Are there verse guides for יָדַע (yada)?

This entry includes 6 verse guides that explain exact original-language forms in context.

What This Word Actually Means

יָדַע (yādaʿ) is the Hebrew verb for knowing, but it encompasses far more than cognitive awareness. Hebrew yādaʿ is experiential, relational, and covenantal knowledge — the knowledge that comes from encounter, intimacy, and ongoing relationship, not merely from information received. The OT uses yādaʿ for the most intimate human relationship (Gen 4:1: 'Adam knew his wife Eve'), for the prophetic encounter with God ('before I formed you in the womb I knew you,' Jer 1:5), and for the covenantal recognition formula that drives the prophetic books.
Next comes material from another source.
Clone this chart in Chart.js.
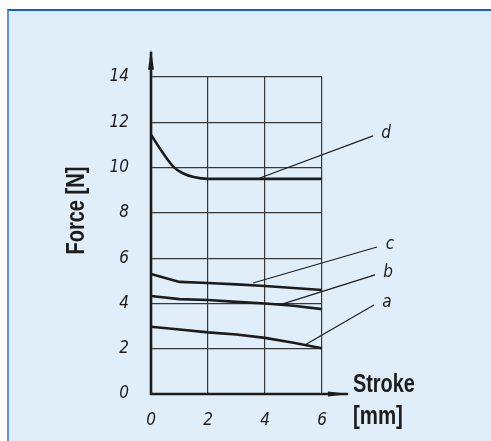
<!DOCTYPE html>
<html>
<head>
<meta charset="utf-8">
<script src="https://cdn.jsdelivr.net/npm/chart.js@4.4.1/dist/chart.umd.min.js"></script>
<style>
    html, body { margin: 0; padding: 0; background: #fff; }
    #wrap { position: relative; width: 491px; height: 441px; overflow: hidden; }
    #panel {
        position: absolute; left: 7px; top: 9px; right: 0; bottom: 0;
        background: #dfeef9;
        border-top: 2px solid #1d5fbf;
        border-left: 2px solid #5c95d5;
    }
    #forceChart { position: absolute; left: 0; top: 0; }
</style>
</head>
<body>
<div id="wrap">
    <div id="panel"></div>
    <canvas id="forceChart" width="491" height="441"></canvas>
</div>
<script>
// tick labels
const strokeTicks = [0, 2, 4, 6];
const forceTicks = [0, 2, 4, 6, 8, 10, 12, 14];

// curves, stroke [mm] -> force [N]
const strokeA = [0, 1, 2, 3, 4, 5, 6];
const forceA = [2.97, 2.85, 2.72, 2.63, 2.48, 2.26, 2.02];
const strokeB = [0, 1, 2, 3, 4, 5, 6];
const forceB = [4.33, 4.19, 4.15, 4.07, 4.0, 3.9, 3.75];
const strokeC = [0, 1, 2, 3, 4, 5, 6];
const forceC = [5.3, 4.95, 4.9, 4.84, 4.77, 4.68, 4.59];
const strokeD = [0, 0.4, 0.8, 1.1, 1.5, 2, 3, 4, 5, 6];
const forceD = [11.45, 10.68, 10.02, 9.76, 9.58, 9.5, 9.5, 9.5, 9.5, 9.5];

// callouts: label, point on curve, free end
const curveLabels = ["a", "b", "c", "d"];
const calloutFrom = [[5.4, 2.16], [4.6, 3.97], [3.58, 4.9], [3.82, 9.54]];
const calloutTo = [[7.82, 3.93], [7.86, 5.26], [7.93, 6.49], [7.79, 11.4]];

const ink = "#1c1c1c";
const tickFamily = "'DejaVu Sans Condensed', 'Liberation Sans', sans-serif";
const toPoints = (xs, ys) => xs.map((v, i) => ({ x: v, y: ys[i] }));

const curveSets = [
    [strokeA, forceA],
    [strokeB, forceB],
    [strokeC, forceC],
    [strokeD, forceD],
].map(([xs, ys], i) => ({
    label: curveLabels[i],
    data: toPoints(xs, ys),
    borderColor: ink,
    borderWidth: 2.6,
    pointRadius: 0,
    cubicInterpolationMode: i === 3 ? "monotone" : "default",
    clip: false,
}));

const calloutSets = calloutFrom.map((p, i) => ({
    label: "callout " + curveLabels[i],
    data: [{ x: p[0], y: p[1] }, { x: calloutTo[i][0], y: calloutTo[i][1] }],
    borderColor: ink,
    borderWidth: 1.1,
    pointRadius: 0,
    clip: false,
}));

// squeeze a bold title into a given width (condensed look)
function squeezedText(ctx, text, px, py, width) {
    const w = ctx.measureText(text).width;
    ctx.save();
    ctx.translate(px, py);
    ctx.scale(width / w, 1);
    ctx.fillText(text, 0, 0);
    ctx.restore();
}

// axes with arrows, axis titles and callout letters
const drawing = {
    id: "drawing",
    afterDatasetsDraw(chart) {
        const { ctx, scales: { x, y } } = chart;
        const x0 = x.getPixelForValue(0);
        const y0 = y.getPixelForValue(0);
        const yTip = y.getPixelForValue(15.2);
        const xTip = x.getPixelForValue(6.98);

        ctx.save();
        ctx.strokeStyle = ink;
        ctx.fillStyle = ink;
        ctx.lineWidth = 2.6;
        ctx.beginPath();
        ctx.moveTo(x0, y0 + 1);
        ctx.lineTo(x0, yTip + 2);
        ctx.moveTo(x0 - 1, y0);
        ctx.lineTo(xTip - 2, y0);
        ctx.stroke();

        ctx.beginPath();
        ctx.moveTo(x0, yTip);
        ctx.lineTo(x0 - 3, yTip + 20);
        ctx.lineTo(x0 + 3, yTip + 20);
        ctx.closePath();
        ctx.fill();
        ctx.beginPath();
        ctx.moveTo(xTip, y0);
        ctx.lineTo(xTip - 22, y0 - 2.5);
        ctx.lineTo(xTip - 22, y0 + 2.5);
        ctx.closePath();
        ctx.fill();

        // callout letters
        ctx.font = "italic 17px " + tickFamily;
        ctx.textAlign = "center";
        ctx.textBaseline = "middle";
        calloutTo.forEach((p, i) => {
            ctx.fillText(curveLabels[i], x.getPixelForValue(p[0]) + 13, y.getPixelForValue(p[1]) - 2);
        });

        // axis titles
        ctx.font = "bold 26px 'Liberation Sans', sans-serif";
        ctx.textAlign = "left";
        ctx.textBaseline = "alphabetic";
        squeezedText(ctx, "Stroke", xTip + 3, y0 - 2, 62);
        squeezedText(ctx, "[mm]", xTip + 3, y0 + 30, 50);

        ctx.translate(84, y.getPixelForValue(8.1));
        ctx.rotate(-Math.PI / 2);
        squeezedText(ctx, "Force [N]", -44, 0, 88);
        ctx.restore();
    },
};

document.addEventListener("DOMContentLoaded", function() {
    const ctx = document.getElementById("forceChart").getContext("2d");
    new Chart(ctx, {
        type: "line",
        data: {
            datasets: curveSets.concat(calloutSets),
        },
        options: {
            responsive: false,
            animation: false,
            layout: {
                padding: { left: 0, top: 77, right: 169, bottom: 0 },
            },
            plugins: {
                legend: { display: false },
                tooltip: { enabled: false },
            },
            scales: {
                x: {
                    type: "linear",
                    min: 0,
                    max: 6,
                    afterBuildTicks: (scale) => {
                        scale.ticks = strokeTicks.map(v => ({ value: v }));
                    },
                    afterFit: (scale) => { scale.height = 47; },
                    grid: { color: "#383838", lineWidth: 1.2, drawTicks: false },
                    border: { display: false },
                    ticks: {
                        padding: 16,
                        color: ink,
                        font: { family: tickFamily, style: "italic", size: 17 },
                    },
                },
                y: {
                    type: "linear",
                    min: 0,
                    max: 14,
                    afterBuildTicks: (scale) => {
                        scale.ticks = forceTicks.map(v => ({ value: v }));
                    },
                    afterFit: (scale) => { scale.width = 151; },
                    grid: { color: "#383838", lineWidth: 1.2, drawTicks: false },
                    border: { display: false },
                    ticks: {
                        padding: 22,
                        color: ink,
                        font: { family: tickFamily, style: "italic", size: 17 },
                    },
                },
            },
        },
        plugins: [drawing],
    });
});
</script>
</body>
</html>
The most theologically significant yādaʿ in the OT is the divine-human knowing: God knowing his people and his people knowing God. The formula 'you shall know (wĕyādaʿtem) that I am the Lord' recurs throughout Ezekiel, and the divine self-disclosure is pointed toward recognition. YHWH acts in history so that both Israel and the nations will yādaʿ his identity.

This recognition formula gives the prophetic movement a clear horizon: YHWH acts so Israel and the nations will recognize him. The prophetic promise of the new covenant is formulated in yādaʿ terms: Jeremiah 31:34 — 'they shall all know me, from the least of them to the greatest' — defines the new covenant by the universality and completeness of the yādaʿ that will characterize it.

This is why John 17:3 defines eternal life as knowing the Father and the Son: the covenant goal of yādaʿ, now available in Christ.